Figure scripts
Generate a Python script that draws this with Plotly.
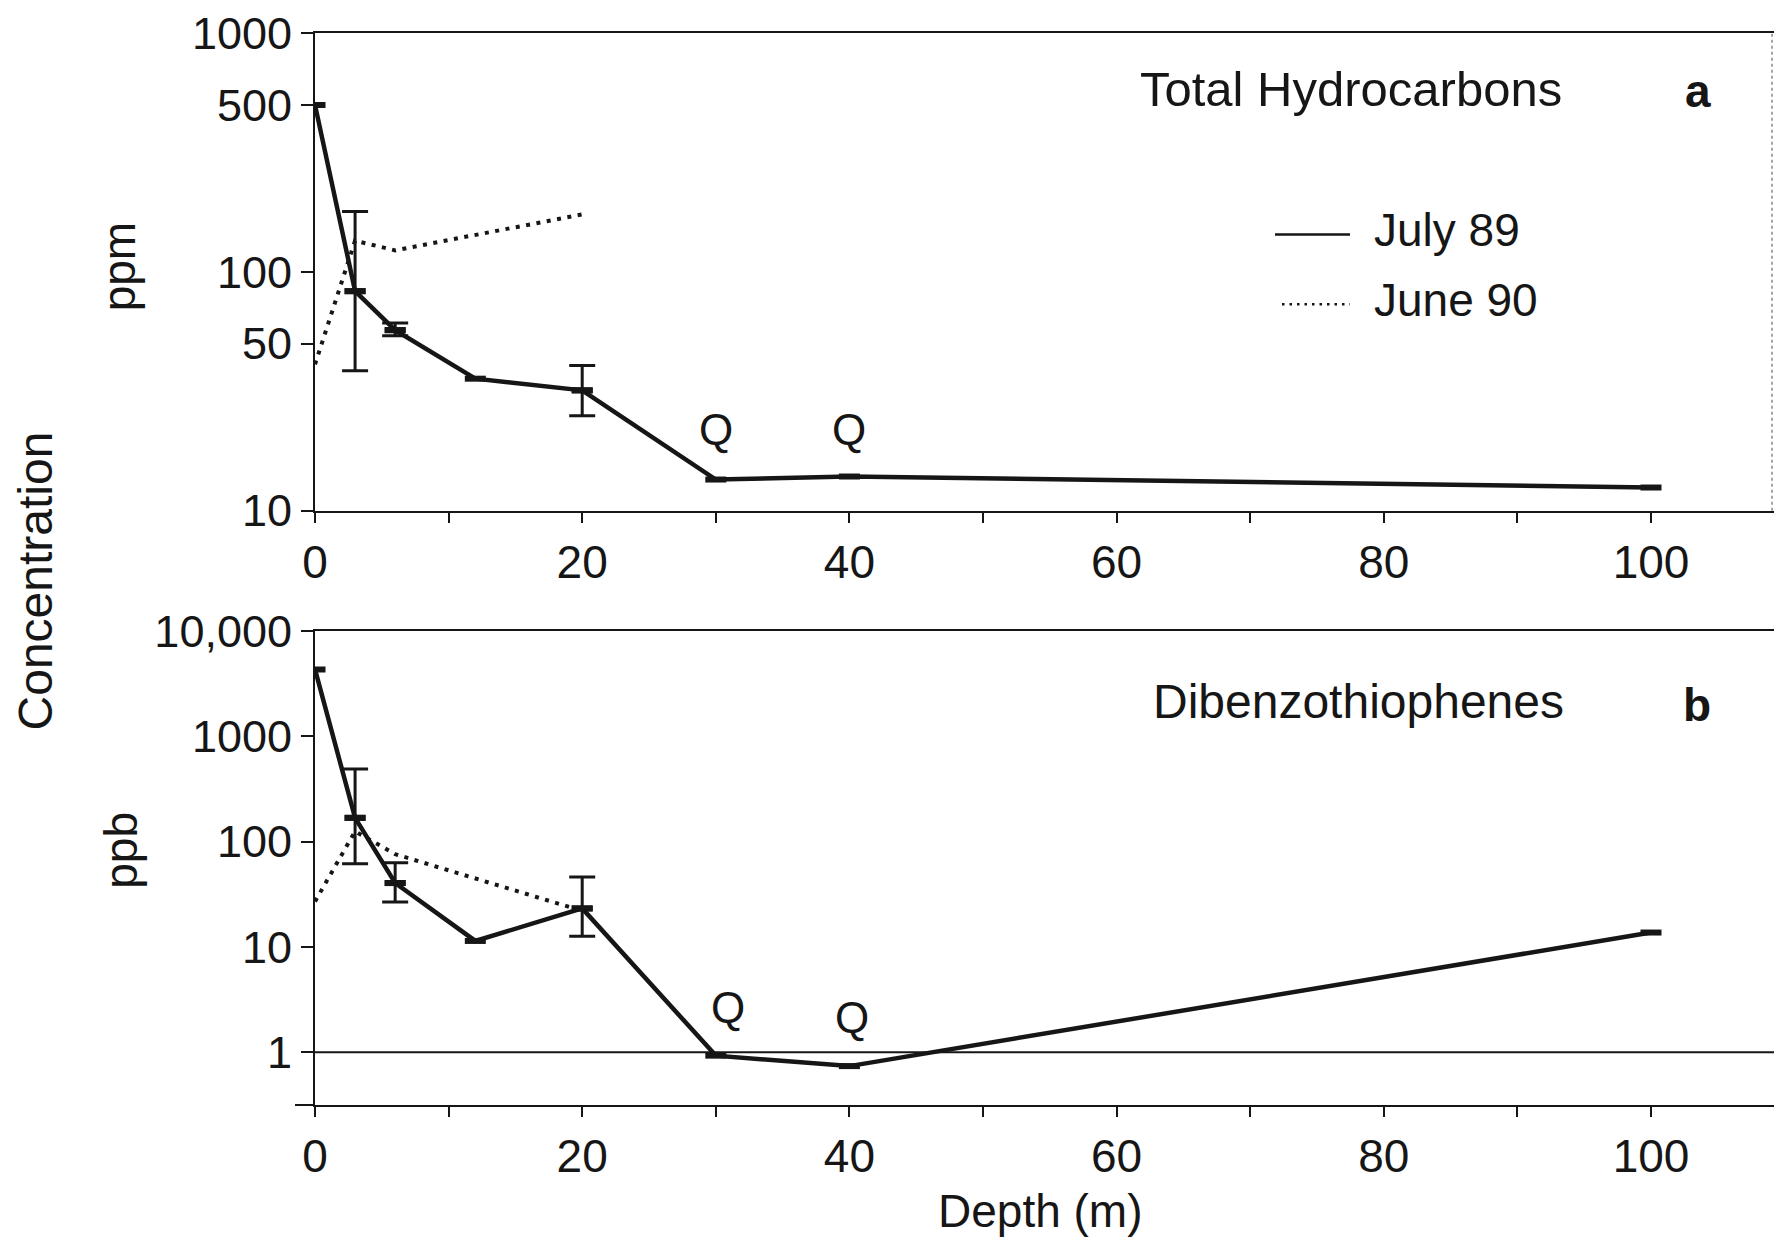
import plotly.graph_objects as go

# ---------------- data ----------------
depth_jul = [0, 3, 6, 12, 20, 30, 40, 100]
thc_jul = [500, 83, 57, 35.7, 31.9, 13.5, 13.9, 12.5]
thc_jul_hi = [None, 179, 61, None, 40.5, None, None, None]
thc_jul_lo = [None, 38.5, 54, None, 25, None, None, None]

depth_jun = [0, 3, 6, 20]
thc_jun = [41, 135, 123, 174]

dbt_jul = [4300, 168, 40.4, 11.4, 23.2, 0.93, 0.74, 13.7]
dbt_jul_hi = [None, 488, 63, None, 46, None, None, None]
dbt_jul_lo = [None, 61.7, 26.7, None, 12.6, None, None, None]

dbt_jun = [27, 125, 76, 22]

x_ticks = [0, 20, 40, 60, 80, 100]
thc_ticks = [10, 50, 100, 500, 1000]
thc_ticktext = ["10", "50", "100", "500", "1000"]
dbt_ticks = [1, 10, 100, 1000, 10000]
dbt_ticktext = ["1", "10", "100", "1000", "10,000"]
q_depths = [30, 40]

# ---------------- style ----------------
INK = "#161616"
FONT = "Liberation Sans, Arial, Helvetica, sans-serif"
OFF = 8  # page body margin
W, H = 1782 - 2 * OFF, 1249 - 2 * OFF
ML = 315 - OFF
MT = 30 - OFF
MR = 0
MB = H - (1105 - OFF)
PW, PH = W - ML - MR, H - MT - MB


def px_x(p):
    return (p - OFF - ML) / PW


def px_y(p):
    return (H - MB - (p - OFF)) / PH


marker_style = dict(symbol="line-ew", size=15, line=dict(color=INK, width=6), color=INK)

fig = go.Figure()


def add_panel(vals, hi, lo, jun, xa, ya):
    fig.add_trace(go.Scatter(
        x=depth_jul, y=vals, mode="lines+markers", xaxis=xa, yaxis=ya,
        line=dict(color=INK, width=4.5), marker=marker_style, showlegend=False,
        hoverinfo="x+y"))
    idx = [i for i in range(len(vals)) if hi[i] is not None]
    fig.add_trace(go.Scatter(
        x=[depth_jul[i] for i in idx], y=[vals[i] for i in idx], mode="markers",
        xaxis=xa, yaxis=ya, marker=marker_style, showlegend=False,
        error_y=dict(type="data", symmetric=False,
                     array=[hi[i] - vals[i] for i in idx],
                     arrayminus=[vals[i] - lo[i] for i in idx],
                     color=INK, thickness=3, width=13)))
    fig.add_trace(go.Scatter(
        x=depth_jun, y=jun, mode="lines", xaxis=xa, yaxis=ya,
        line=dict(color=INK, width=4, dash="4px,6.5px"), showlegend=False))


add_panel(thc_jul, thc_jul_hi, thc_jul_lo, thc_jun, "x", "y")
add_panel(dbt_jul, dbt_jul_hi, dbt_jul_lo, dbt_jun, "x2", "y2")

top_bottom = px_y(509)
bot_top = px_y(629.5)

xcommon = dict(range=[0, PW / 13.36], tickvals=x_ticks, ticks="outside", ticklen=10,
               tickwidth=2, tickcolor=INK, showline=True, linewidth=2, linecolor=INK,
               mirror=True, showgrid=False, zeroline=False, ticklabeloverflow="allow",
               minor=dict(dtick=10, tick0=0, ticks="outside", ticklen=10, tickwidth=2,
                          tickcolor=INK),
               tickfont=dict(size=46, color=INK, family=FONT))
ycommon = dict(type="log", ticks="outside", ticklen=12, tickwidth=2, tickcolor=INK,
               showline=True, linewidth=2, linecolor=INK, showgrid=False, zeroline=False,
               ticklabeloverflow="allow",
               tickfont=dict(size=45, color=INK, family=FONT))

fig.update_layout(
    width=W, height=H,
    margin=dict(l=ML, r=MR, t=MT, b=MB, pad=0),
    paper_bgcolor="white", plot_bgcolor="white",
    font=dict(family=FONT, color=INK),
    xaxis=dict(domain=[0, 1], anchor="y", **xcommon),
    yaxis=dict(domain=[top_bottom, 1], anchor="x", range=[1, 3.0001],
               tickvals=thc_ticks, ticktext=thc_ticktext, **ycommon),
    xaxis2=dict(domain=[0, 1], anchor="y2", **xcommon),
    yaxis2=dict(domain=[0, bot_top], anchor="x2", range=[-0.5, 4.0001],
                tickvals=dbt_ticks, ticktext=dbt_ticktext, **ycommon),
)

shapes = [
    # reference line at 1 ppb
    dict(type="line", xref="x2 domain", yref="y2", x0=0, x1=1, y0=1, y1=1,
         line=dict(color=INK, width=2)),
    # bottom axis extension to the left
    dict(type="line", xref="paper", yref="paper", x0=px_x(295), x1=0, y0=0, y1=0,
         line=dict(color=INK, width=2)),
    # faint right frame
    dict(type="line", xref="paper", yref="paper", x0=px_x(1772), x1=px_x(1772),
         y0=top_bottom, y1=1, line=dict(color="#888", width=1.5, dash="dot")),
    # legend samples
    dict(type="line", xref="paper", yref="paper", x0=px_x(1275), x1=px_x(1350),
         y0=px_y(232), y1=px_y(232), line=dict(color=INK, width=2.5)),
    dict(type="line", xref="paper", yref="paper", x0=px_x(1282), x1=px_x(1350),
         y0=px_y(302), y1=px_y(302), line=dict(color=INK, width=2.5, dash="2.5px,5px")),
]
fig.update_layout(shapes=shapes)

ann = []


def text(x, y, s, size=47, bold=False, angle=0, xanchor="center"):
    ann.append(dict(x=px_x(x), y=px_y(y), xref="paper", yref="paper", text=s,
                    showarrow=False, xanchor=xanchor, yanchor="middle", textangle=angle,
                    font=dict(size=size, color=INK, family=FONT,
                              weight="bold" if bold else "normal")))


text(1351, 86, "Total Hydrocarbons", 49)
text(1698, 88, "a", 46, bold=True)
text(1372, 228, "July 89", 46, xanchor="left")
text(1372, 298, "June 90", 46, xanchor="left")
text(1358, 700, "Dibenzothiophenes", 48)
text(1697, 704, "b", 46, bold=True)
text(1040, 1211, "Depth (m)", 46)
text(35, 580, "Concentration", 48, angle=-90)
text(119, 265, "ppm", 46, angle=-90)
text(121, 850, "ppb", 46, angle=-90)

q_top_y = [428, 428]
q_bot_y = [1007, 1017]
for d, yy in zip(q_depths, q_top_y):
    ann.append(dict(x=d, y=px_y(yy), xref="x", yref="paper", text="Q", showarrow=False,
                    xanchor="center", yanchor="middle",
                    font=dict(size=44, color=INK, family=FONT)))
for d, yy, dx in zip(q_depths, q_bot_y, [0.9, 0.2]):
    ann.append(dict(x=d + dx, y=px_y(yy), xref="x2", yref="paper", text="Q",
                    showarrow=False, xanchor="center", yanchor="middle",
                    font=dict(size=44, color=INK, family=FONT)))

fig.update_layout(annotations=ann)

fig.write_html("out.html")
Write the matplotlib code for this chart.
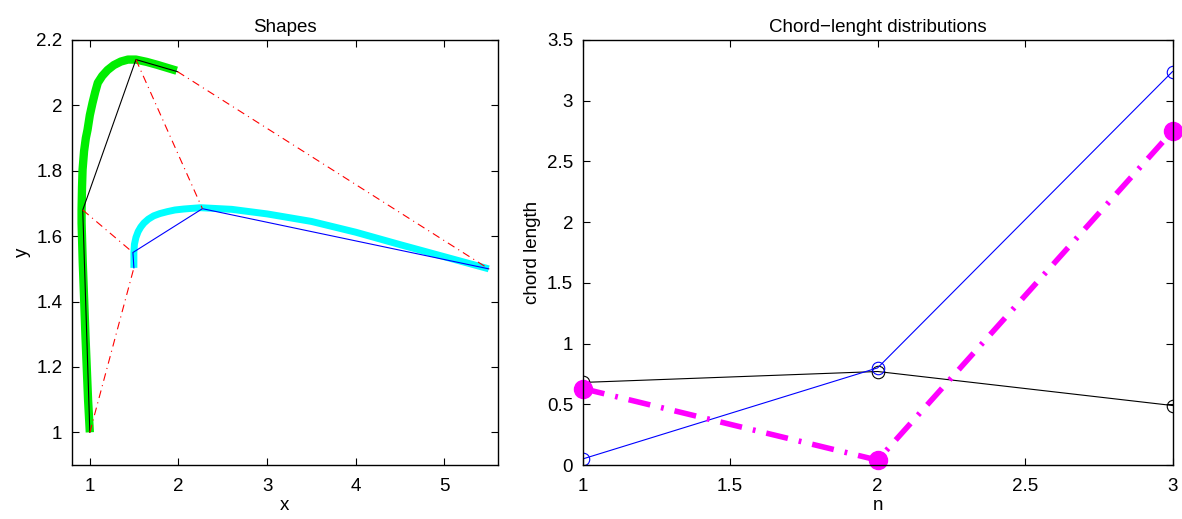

**TASK TO COMPLETE**. Give back exactly the lines from the top of the records to the line containing "import plotly.graph_objects as go", both included, and no pictures.

**EXPECTED ANSWER**.
Generate a Python script that draws this with Plotly.
import plotly.graph_objects as go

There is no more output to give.